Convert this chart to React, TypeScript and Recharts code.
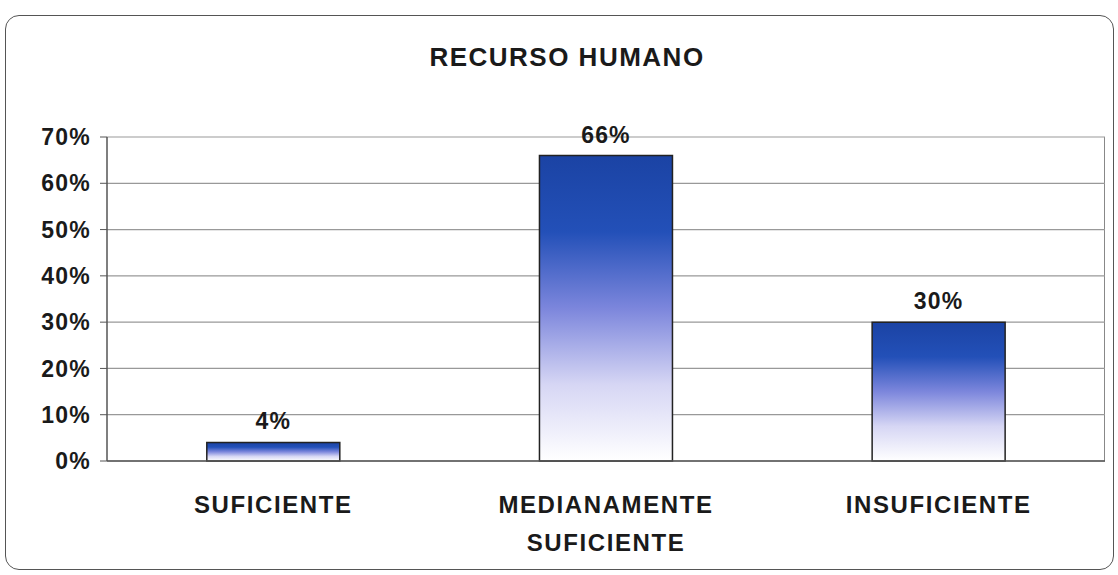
import React from 'react';
import { BarChart, Bar, XAxis, YAxis, CartesianGrid, LabelList } from 'recharts';

const categories = ['SUFICIENTE', 'MEDIANAMENTE SUFICIENTE', 'INSUFICIENTE'];
const values = [4, 66, 30];
const yTicks = [0, 10, 20, 30, 40, 50, 60, 70];

const data = categories.map((c, i) => ({ name: c, value: values[i] }));

const font = '"Liberation Sans", Arial, sans-serif';
const W = 1118;
const H = 575;
const Y_AXIS_W = 62;
const X_AXIS_H = 100;
const margin = { top: 137, right: 13, bottom: 14, left: 45 };

// plot frame (right side border, like the Excel plot area)
const plotLeft = margin.left + Y_AXIS_W;
const plotWidth = W - plotLeft - margin.right;
const plotHeight = H - margin.top - margin.bottom - X_AXIS_H;

const CategoryTick = (props: any) => {
  const { x, y, payload } = props;
  const words = String(payload.value).split(' ');
  return (
    <g transform={`translate(${x},${y})`}>
      <text
        textAnchor="middle"
        fill="#1a1a1a"
        fontFamily={font}
        fontWeight="bold"
        fontSize={24}
        letterSpacing={1.6}
      >
        {words.map((w, i) => (
          <tspan key={i} x={0} dy={i === 0 ? 44 : 38}>
            {w}
          </tspan>
        ))}
      </text>
    </g>
  );
};

export default function App() {
  return (
    <div style={{ position: 'absolute', left: 0, top: 0, width: W, height: H, background: '#fff', overflow: 'hidden' }}>
      <div
        style={{
          position: 'absolute',
          left: 5,
          top: 15,
          width: 1109,
          height: 555,
          border: '1.5px solid #555',
          borderRadius: 14,
          boxSizing: 'border-box',
        }}
      />
      <div
        style={{
          position: 'absolute',
          left: 0,
          top: 42,
          width: 1134,
          textAlign: 'center',
          fontFamily: font,
          fontWeight: 'bold',
          fontSize: 26,
          letterSpacing: 1.5,
          color: '#1a1a1a',
        }}
      >
        RECURSO HUMANO
      </div>
      <div
        style={{
          position: 'absolute',
          left: plotLeft,
          top: margin.top,
          width: plotWidth,
          height: plotHeight,
          borderRight: '1.5px solid #888',
          boxSizing: 'border-box',
        }}
      />
      <div style={{ position: 'absolute', left: 0, top: 0 }}>
        <BarChart width={W} height={H} data={data} margin={margin} barCategoryGap="30%">
          <defs>
            <linearGradient id="barFill" x1="0" y1="0" x2="0" y2="1">
              <stop offset="0%" stopColor="#1b43a4" />
              <stop offset="25%" stopColor="#2350b8" />
              <stop offset="50%" stopColor="#7c86dc" />
              <stop offset="75%" stopColor="#d6d6f4" />
              <stop offset="100%" stopColor="#ffffff" />
            </linearGradient>
          </defs>
          <CartesianGrid vertical={false} stroke="#999" strokeWidth={1.2} />
          <XAxis
            dataKey="name"
            tick={<CategoryTick />}
            tickLine={false}
            axisLine={{ stroke: '#555', strokeWidth: 1.5 }}
            interval={0}
            height={X_AXIS_H}
          />
          <YAxis
            domain={[0, 70]}
            ticks={yTicks}
            interval={0}
            tickFormatter={(v) => `${v}%`}
            width={Y_AXIS_W}
            tickSize={7}
            tickMargin={9}
            tickLine={{ stroke: '#555' }}
            axisLine={{ stroke: '#555', strokeWidth: 1.5 }}
            tick={{ fill: '#1a1a1a', fontFamily: font, fontWeight: 'bold', fontSize: 23, letterSpacing: 1.2 }}
          />
          <Bar dataKey="value" fill="url(#barFill)" stroke="#222" strokeWidth={1.5} isAnimationActive={false}>
            <LabelList
              dataKey="value"
              position="top"
              offset={13}
              formatter={(v: any) => `${v}%`}
              style={{ fill: '#1a1a1a', fontFamily: font, fontWeight: 'bold', fontSize: 23, letterSpacing: 1.2 }}
            />
          </Bar>
        </BarChart>
      </div>
    </div>
  );
}
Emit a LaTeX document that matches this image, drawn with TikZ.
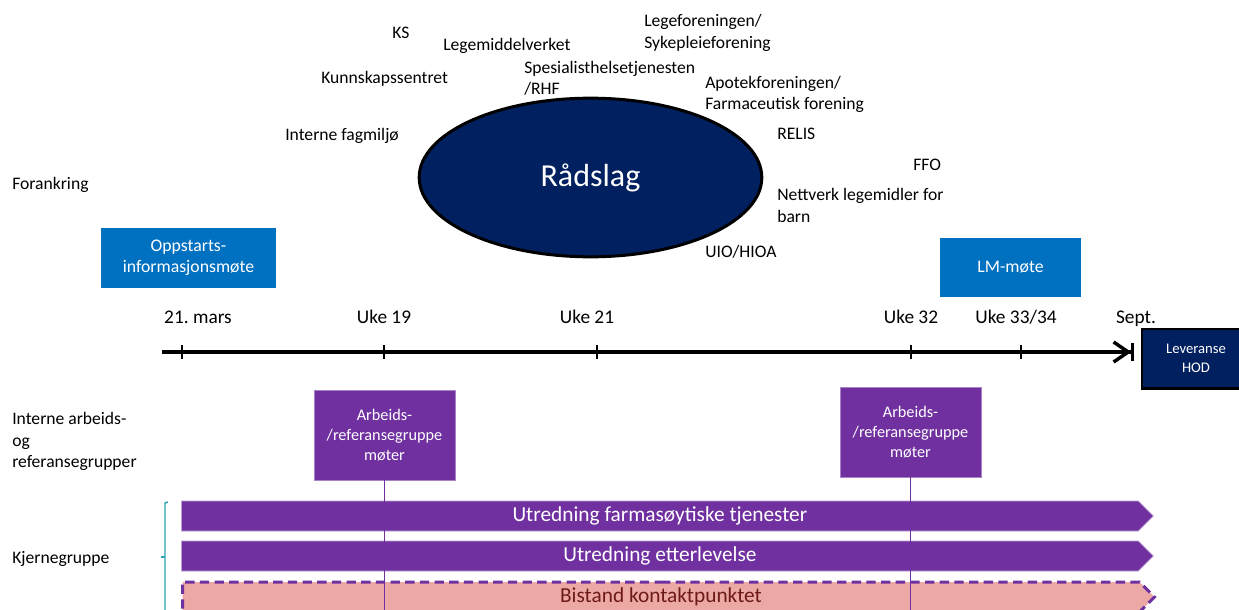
\documentclass[tikz,border=0pt]{standalone}
\usepackage{fontspec}
\setmainfont{Carlito}
\frenchspacing
\usetikzlibrary{arrows.meta,shapes.geometric,shapes.symbols,positioning}
\definecolor{navy}{HTML}{002060}
\definecolor{msblue}{HTML}{0070C0}
\definecolor{mspurple}{HTML}{7030A0}
\definecolor{mspink}{HTML}{EBA8A4}
\definecolor{darkred}{HTML}{6E1A1A}
\definecolor{bracketcol}{HTML}{2AA3B3}

\begin{document}
\begin{tikzpicture}[x=0.75pt,y=-0.75pt,font=\fontsize{13.2}{16}\selectfont]

\tikzset{stakeholder/.style={anchor=west,inner sep=0pt,align=left},
rowlabel/.style={anchor=west,inner sep=0pt,align=left},
datelabel/.style={inner sep=0pt,anchor=base,font=\fontsize{14.5}{16}\selectfont},
bluebox/.style={fill=msblue,text=white,inner sep=0pt,align=center,font=\fontsize{13.3}{16}\selectfont},
purplebox/.style={fill=mspurple,draw=mspurple!60!white,text=white,inner sep=0pt,minimum width=105.75pt,minimum height=67.5pt,align=center,font=\fontsize{12.2}{15}\selectfont},
navybox/.style={fill=navy,draw=black,line width=2pt,text=white,inner sep=0pt,align=center,font=\fontsize{11}{14}\selectfont},
bar/.style={shape=signal,signal to=east,signal pointer angle=90,minimum width=729pt,minimum height=22.5pt,inner sep=0pt,anchor=west,font=\fontsize{16}{18}\selectfont},
tick/.style={line width=1.9pt},
meetline/.style={mspurple,line width=0.8pt}}

\useasboundingbox (0,0) rectangle (1239,610);

% Raadslag
\node[ellipse,fill=navy,draw=black,line width=2.25pt,minimum width=257pt,minimum height=119pt,inner sep=0pt,text=white,font=\fontsize{24}{28}\selectfont] (radslag) at (590.5,177.5) {Rådslag};

% Stakeholders round the ellipse
\node[stakeholder] (ks) at (392,33) {KS};
\node[stakeholder] (lmv) at (443,46) {Legemiddelverket};
\node[stakeholder] (kunn) at (321,79) {Kunnskapssentret};
\node[stakeholder] (spes) at (524,78.5) {Spesialisthelsetjenesten\\/RHF};
\node[stakeholder] (lege) at (644,33) {Legeforeningen/\\Sykepleieforening};
\node[stakeholder] (apotek) at (705,94.5) {Apotekforeningen/\\Farmaceutisk forening};
\node[stakeholder] (relis) at (777,134) {RELIS};
\node[stakeholder] (ffo) at (913,165) {FFO};
\node[stakeholder] (nettverk) at (777,205.5) {Nettverk legemidler for\\barn};
\node[stakeholder] (uio) at (705,252) {UIO/HIOA};
\node[stakeholder] (fagmiljo) at (285,136) {Interne fagmiljø};

% Row labels
\node[rowlabel] (forankring) at (12,185) {Forankring};
\node[rowlabel] (interne) at (12,441.5) {Interne arbeids-\\og\\referansegrupper};
\node[rowlabel] (kjerne) at (12,559) {Kjernegruppe};

% Meetings
\node[bluebox,minimum width=131.25pt,minimum height=45pt] (oppstart) at (188.5,258) {Oppstarts-\\informasjonsmøte};
\node[bluebox,minimum width=105.75pt,minimum height=44.25pt] (lm) at (1010.5,267.5) {LM-møte};

% Axis
\node[navybox,minimum width=81pt,minimum height=44.5pt] (leveranse) at (1196,358.5) {Leveranse\\HOD};
\coordinate (axStart) at (162,352);
\coordinate (axEnd) at (1134,352);
\draw[line width=3pt,-{Straight Barb[length=11pt,width=15pt,line width=2.6pt] Bar[width=13pt,line width=2pt]}] (axStart) -- (axEnd);
\foreach \x/\n/\t in {198/mars/{21. mars},384/u19/{Uke 19},587/u21/{Uke 21},911/u32/{Uke 32},1016/u33/{Uke 33/34},1136/sept/{Sept.}}
  \node[datelabel] (d\n) at (\x,323) {\t};
\foreach \x in {182,384,597,911,1021} \draw[tick] (\x,345) -- (\x,359); % tick marks

% Work and reference group meetings
\node[purplebox] (arb1) at (384.5,435) {Arbeids-\\/referansegruppe\\møter};
\node[purplebox] (arb2) at (910.5,432) {Arbeids-\\/referansegruppe\\møter};

% Core group bars
\node[bar,fill=mspurple,draw=mspurple!45!white,line width=0.6pt,text=white] (farma) at (181,516) {Utredning farmasøytiske tjenester};
\node[bar,fill=mspurple,draw=mspurple!45!white,line width=0.6pt,text=white] (etter) at (181,556) {Utredning etterlevelse};
\node[bar,fill=mspink,draw=mspurple,line width=2.25pt,dash pattern=on 7pt off 4pt,text=darkred] (bistand) at (181,597) {Bistand kontaktpunktet};

% Bracket
\draw[bracketcol,line width=1.1pt] (168,502) -- (165,503) -- (165,612);
\draw[bracketcol,line width=1.1pt] (165,557) -- (161,557);

% Lines down from the meetings
\coordinate (arb1end) at (384.5,612);
\coordinate (arb2end) at (910.5,612);
\draw[meetline] (arb1.south) -- (arb1end);
\draw[meetline] (arb2.south) -- (arb2end);

\end{tikzpicture}
\end{document}
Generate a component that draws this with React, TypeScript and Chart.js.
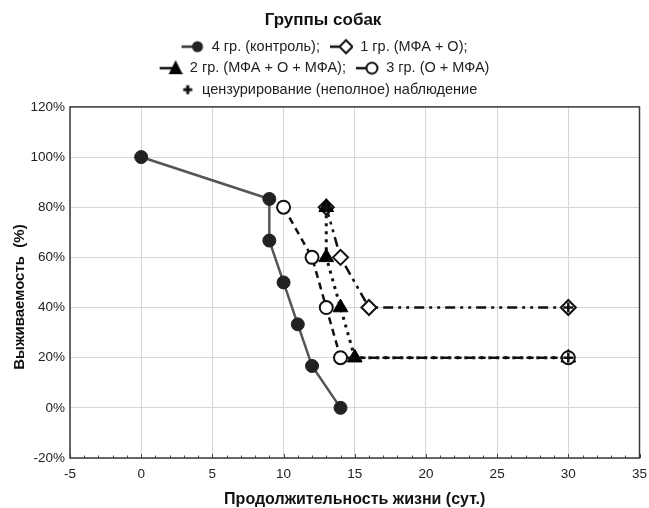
══════════
__Exercise goal__
Reproduce the material above from its first line through the line containing "const data = categories.map((c, i)", both ends included, and skip every picture.

__Correct response__
Convert this chart to React, TypeScript and Recharts code.
import React from 'react';
import { BarChart, Bar, XAxis, YAxis, CartesianGrid, LabelList } from 'recharts';

const categories = ['SUFICIENTE', 'MEDIANAMENTE SUFICIENTE', 'INSUFICIENTE'];
const values = [4, 66, 30];
const yTicks = [0, 10, 20, 30, 40, 50, 60, 70];

const data = categories.map((c, i) => ({ name: c, value: values[i] }));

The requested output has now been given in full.